--- Start ---
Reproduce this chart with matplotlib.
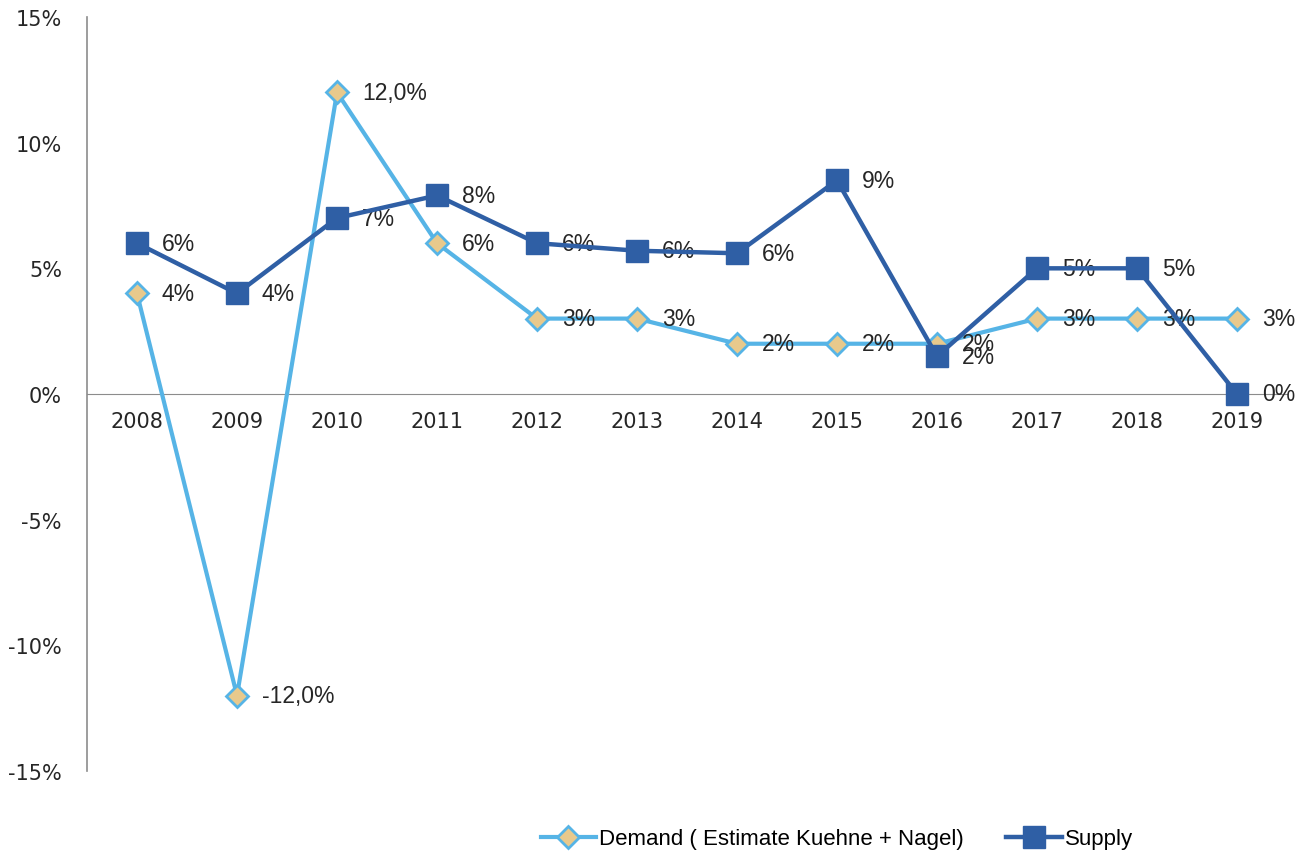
import math
import matplotlib
matplotlib.use('Agg')
import matplotlib.pyplot as plt

years = ['2008', '2009', '2010', '2011', '2012', '2013', '2014', '2015', '2016', '2017', '2018', '2019']
demand = [4, -12, 12, 6, 3, 3, 2, 2, 2, 3, 3, 3]
supply = [6.0, 4.0, 7.0, 7.9, 6.0, 5.7, 5.6, 8.5, 1.5, 5.0, 5.0, 0.0]
yticks = [-15, -10, -5, 0, 5, 10, 15]


def fmt(v):
    if abs(v) >= 10:
        return f'{v:.1f}%'.replace('.', ',')
    return f'{int(math.floor(v + 0.5))}%'


light = '#56B4E6'
dark = '#2F5FA5'
tan = '#E8C98C'
gray = '#8C8C8C'

fig = plt.figure(figsize=(12.97, 8.53), dpi=100)
ax = fig.add_axes([87 / 1297, 1 - 772 / 853, 1200 / 1297, 754 / 853])

x = list(range(len(years)))
ax.plot(x, demand, color=light, lw=3, marker='D', ms=11, mfc=tan, mec=light, mew=2,
        label='Demand ( Estimate Kuehne + Nagel)', zorder=3)
ax.plot(x, supply, color=dark, lw=3.2, marker='s', ms=16, mfc=dark, mec=dark,
        label='Supply', zorder=4)

for xi, v in zip(x, demand):
    ax.annotate(fmt(v), (xi, v), xytext=(18, 0), textcoords='offset points',
                ha='left', va='center', fontsize=16.5, family='Liberation Sans', color='#262626')
for xi, v in zip(x, supply):
    ax.annotate(fmt(v), (xi, v), xytext=(18, 0), textcoords='offset points',
                ha='left', va='center', fontsize=16.5, family='Liberation Sans', color='#262626')

for s in ['top', 'right']:
    ax.spines[s].set_visible(False)
ax.spines['bottom'].set_position(('data', 0))
ax.spines['bottom'].set_color(gray)
ax.spines['left'].set_color(gray)
ax.spines['left'].set_linewidth(1.2)

ax.set_xlim(-0.5, len(years) - 0.5)
ax.set_ylim(-15, 15)
ax.set_xticks(x)
ax.set_xticklabels(years, fontsize=15)
ax.set_yticks(yticks)
ax.set_yticklabels([f'{t}%' for t in yticks], fontsize=15)
ax.tick_params(axis='both', length=0, colors='#262626')
ax.tick_params(axis='y', pad=18)
ax.tick_params(axis='x', pad=12)

fig.legend(loc='center', bbox_to_anchor=(837 / 1297, 1 - 840 / 853), ncol=2, frameon=False,
           prop={'family': 'Liberation Sans', 'size': 16}, handlelength=2.5, columnspacing=1.9,
           handletextpad=0.15)

fig.savefig('out.png', dpi=100)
--- End ---
• _Given exercise_: Extract from the data every line where "matplotlib" shows up.

• _Final result_:
Reproduce this chart with matplotlib.
import matplotlib
matplotlib.use('Agg')
import matplotlib.pyplot as plt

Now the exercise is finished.